_REQUIRED TASK_. Copy the data that follows exactly. Include no pictures.

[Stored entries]

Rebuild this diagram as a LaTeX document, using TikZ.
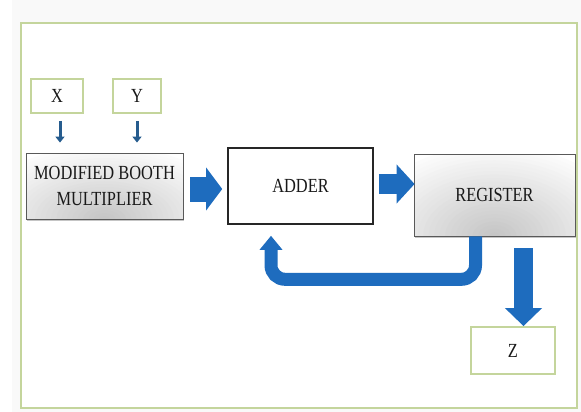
\documentclass[tikz,border=0pt]{standalone}
\usepackage{fontspec}
\setmainfont{Liberation Serif}[FakeStretch=0.82]
\usetikzlibrary{calc,arrows.meta,shadows}
\definecolor{framegreen}{RGB}{196,213,156}
\definecolor{blockblue}{RGB}{30,108,190}
\definecolor{smallblue}{RGB}{38,92,142}
\definecolor{textgray}{RGB}{25,25,25}
\tikzset{inout/.style = {draw = framegreen, line width = 1.8, fill = white, text = textgray, font = \fontsize{20}{26}\selectfont, inner sep = 0}}
\tikzset{graybox/.style 2 args = {minimum width = #1, minimum height = #2, draw = gray!70!black, line width = 0.8, fill = white,
    path picture = {\foreach \k [evaluate = \k as \c using 3+1.75*\k, evaluate = \k as \s using 1-\k/25] in {0,...,24}
        \fill [gray!\c] (path picture bounding box.south) ellipse [x radius = \s*0.85*#1, y radius = \s*1.1*#2];},
    drop shadow = {shadow xshift = 1pt, shadow yshift = -1.5pt, opacity = 0.45}, text = textgray, font = \fontsize{20}{26}\selectfont, align = center, inner sep = 0}}
\tikzset{plainbox/.style = {draw = black!85, line width = 1.6, fill = white, text = textgray, font = \fontsize{20}{26}\selectfont, inner sep = 0}}
\tikzset{bigarrow/.style = {draw = blockblue, line width = #1}}
\tikzset{thinarrow/.style = {draw = smallblue, line width = 3, -{Triangle[length = 6, width = 9]}}}

\begin{document}
\begin{tikzpicture}[x = 1pt, y = -1pt]
    \useasboundingbox (0,0) rectangle (581,412);
    \fill [gray!5] (12,0) rectangle (581,412);
    \draw [framegreen, line width = 2, fill = white] (21,23) rectangle (577,408);

    \node [inout, minimum width = 52, minimum height = 34] (x) at (57,96) {X};
    \node [inout, minimum width = 48, minimum height = 34] (y) at (137,96) {Y};
    \node [graybox = {157}{66}] (mbm) at (104.5,186) {MODIFIED BOOTH\\MULTIPLIER};
    \node [plainbox, minimum width = 145, minimum height = 76] (adder) at (300.5,186) {ADDER};
    \node [graybox = {161}{82}] (register) at (494.5,195) {REGISTER};
    \node [inout, minimum width = 84, minimum height = 47] (z) at (513,350.5) {Z};

    \coordinate (xout) at ($(x.south)+(3,7)$);
    \coordinate (yout) at ($(y.south)+(0,7)$);
    \coordinate (zin) at ($(register.south)+(29,12)$);
    \coordinate (loopstart) at ($(register.south)+(-19,0)$);
    \coordinate (loopend) at ($(adder.south)+(-29.5,11)$);

    \draw [thinarrow] (xout) -- ($(xout |- mbm.north)+(0,-10)$);
    \draw [thinarrow] (yout) -- ($(yout |- mbm.north)+(0,-10)$);

    \draw [bigarrow = 25, -{Triangle[length = 16, width = 42]}] ($(mbm.east)+(7,3)$) -- ($(adder.west)+(-5,3)$);
    \draw [bigarrow = 20, -{Triangle[length = 18, width = 38]}] ($(adder.east)+(5,-2)$) -- ($(adder.east -| register.west)+(1,-2)$);
    \draw [bigarrow = 13, rounded corners = 14, -{Triangle[length = 14, width = 22]}] (loopstart) |- ($(loopend)+(0,43.5)$) -- (loopend);
    \draw [bigarrow = 19, -{Triangle[length = 18, width = 36]}] (zin) -- (zin |- z.north);
\end{tikzpicture}
\end{document}
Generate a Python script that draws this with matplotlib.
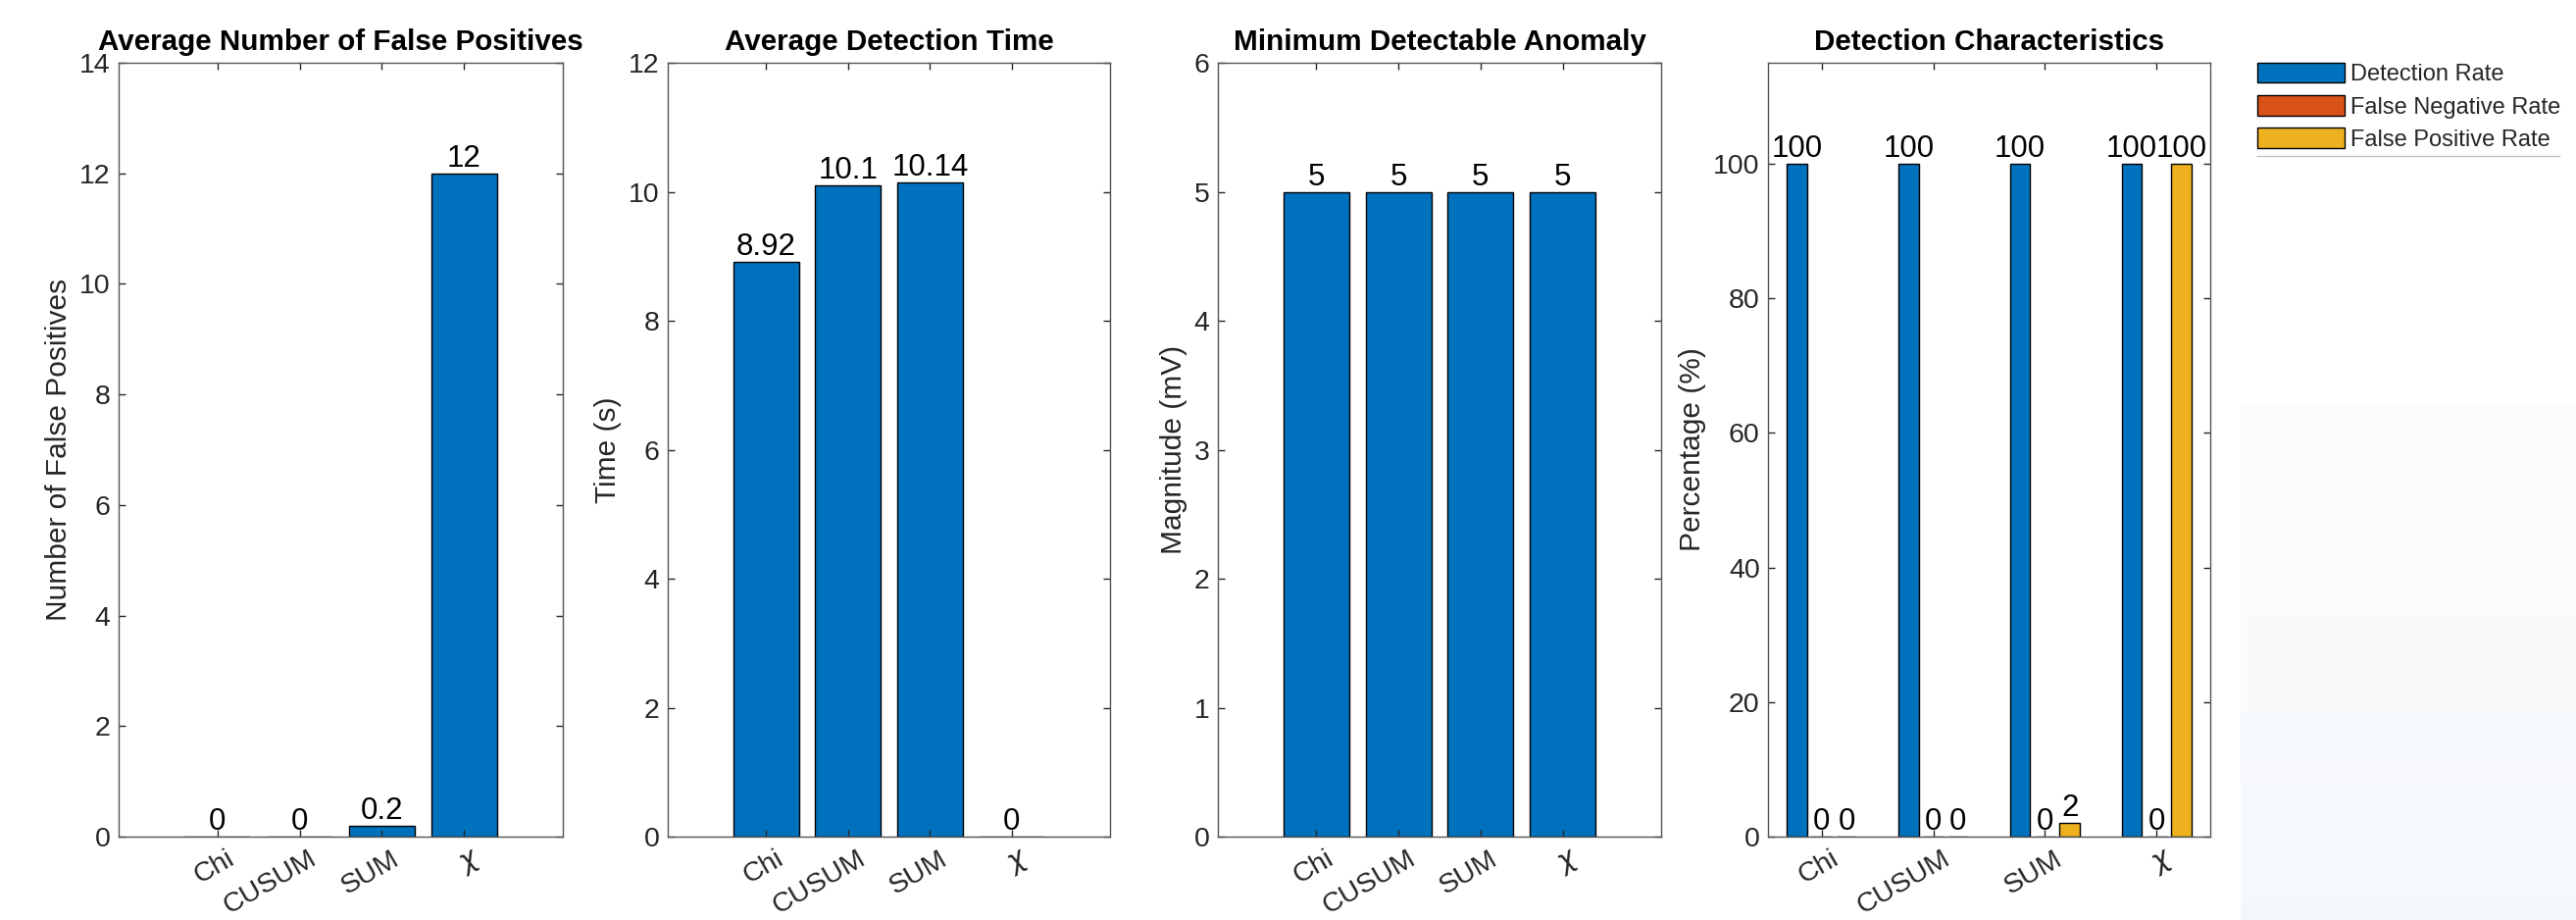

_COMPLETED EXERCISE_.
Rebuild this diagram as a LaTeX document, using TikZ.
\documentclass[tikz,border=0pt]{standalone}
\usepackage{fontspec}
\setmainfont{Liberation Serif}[FakeStretch=0.82]
\usetikzlibrary{calc,arrows.meta,shadows}
\definecolor{framegreen}{RGB}{196,213,156}
\definecolor{blockblue}{RGB}{30,108,190}
\definecolor{smallblue}{RGB}{38,92,142}
\definecolor{textgray}{RGB}{25,25,25}
\tikzset{inout/.style = {draw = framegreen, line width = 1.8, fill = white, text = textgray, font = \fontsize{20}{26}\selectfont, inner sep = 0}}
\tikzset{graybox/.style 2 args = {minimum width = #1, minimum height = #2, draw = gray!70!black, line width = 0.8, fill = white,
    path picture = {\foreach \k [evaluate = \k as \c using 3+1.75*\k, evaluate = \k as \s using 1-\k/25] in {0,...,24}
        \fill [gray!\c] (path picture bounding box.south) ellipse [x radius = \s*0.85*#1, y radius = \s*1.1*#2];},
    drop shadow = {shadow xshift = 1pt, shadow yshift = -1.5pt, opacity = 0.45}, text = textgray, font = \fontsize{20}{26}\selectfont, align = center, inner sep = 0}}
\tikzset{plainbox/.style = {draw = black!85, line width = 1.6, fill = white, text = textgray, font = \fontsize{20}{26}\selectfont, inner sep = 0}}
\tikzset{bigarrow/.style = {draw = blockblue, line width = #1}}
\tikzset{thinarrow/.style = {draw = smallblue, line width = 3, -{Triangle[length = 6, width = 9]}}}

\begin{document}
\begin{tikzpicture}[x = 1pt, y = -1pt]
    \useasboundingbox (0,0) rectangle (581,412);
    \fill [gray!5] (12,0) rectangle (581,412);
    \draw [framegreen, line width = 2, fill = white] (21,23) rectangle (577,408);

    \node [inout, minimum width = 52, minimum height = 34] (x) at (57,96) {X};
    \node [inout, minimum width = 48, minimum height = 34] (y) at (137,96) {Y};
    \node [graybox = {157}{66}] (mbm) at (104.5,186) {MODIFIED BOOTH\\MULTIPLIER};
    \node [plainbox, minimum width = 145, minimum height = 76] (adder) at (300.5,186) {ADDER};
    \node [graybox = {161}{82}] (register) at (494.5,195) {REGISTER};
    \node [inout, minimum width = 84, minimum height = 47] (z) at (513,350.5) {Z};

    \coordinate (xout) at ($(x.south)+(3,7)$);
    \coordinate (yout) at ($(y.south)+(0,7)$);
    \coordinate (zin) at ($(register.south)+(29,12)$);
    \coordinate (loopstart) at ($(register.south)+(-19,0)$);
    \coordinate (loopend) at ($(adder.south)+(-29.5,11)$);

    \draw [thinarrow] (xout) -- ($(xout |- mbm.north)+(0,-10)$);
    \draw [thinarrow] (yout) -- ($(yout |- mbm.north)+(0,-10)$);

    \draw [bigarrow = 25, -{Triangle[length = 16, width = 42]}] ($(mbm.east)+(7,3)$) -- ($(adder.west)+(-5,3)$);
    \draw [bigarrow = 20, -{Triangle[length = 18, width = 38]}] ($(adder.east)+(5,-2)$) -- ($(adder.east -| register.west)+(1,-2)$);
    \draw [bigarrow = 13, rounded corners = 14, -{Triangle[length = 14, width = 22]}] (loopstart) |- ($(loopend)+(0,43.5)$) -- (loopend);
    \draw [bigarrow = 19, -{Triangle[length = 18, width = 36]}] (zin) -- (zin |- z.north);
\end{tikzpicture}
\end{document}
Generate a Python script that draws this with matplotlib.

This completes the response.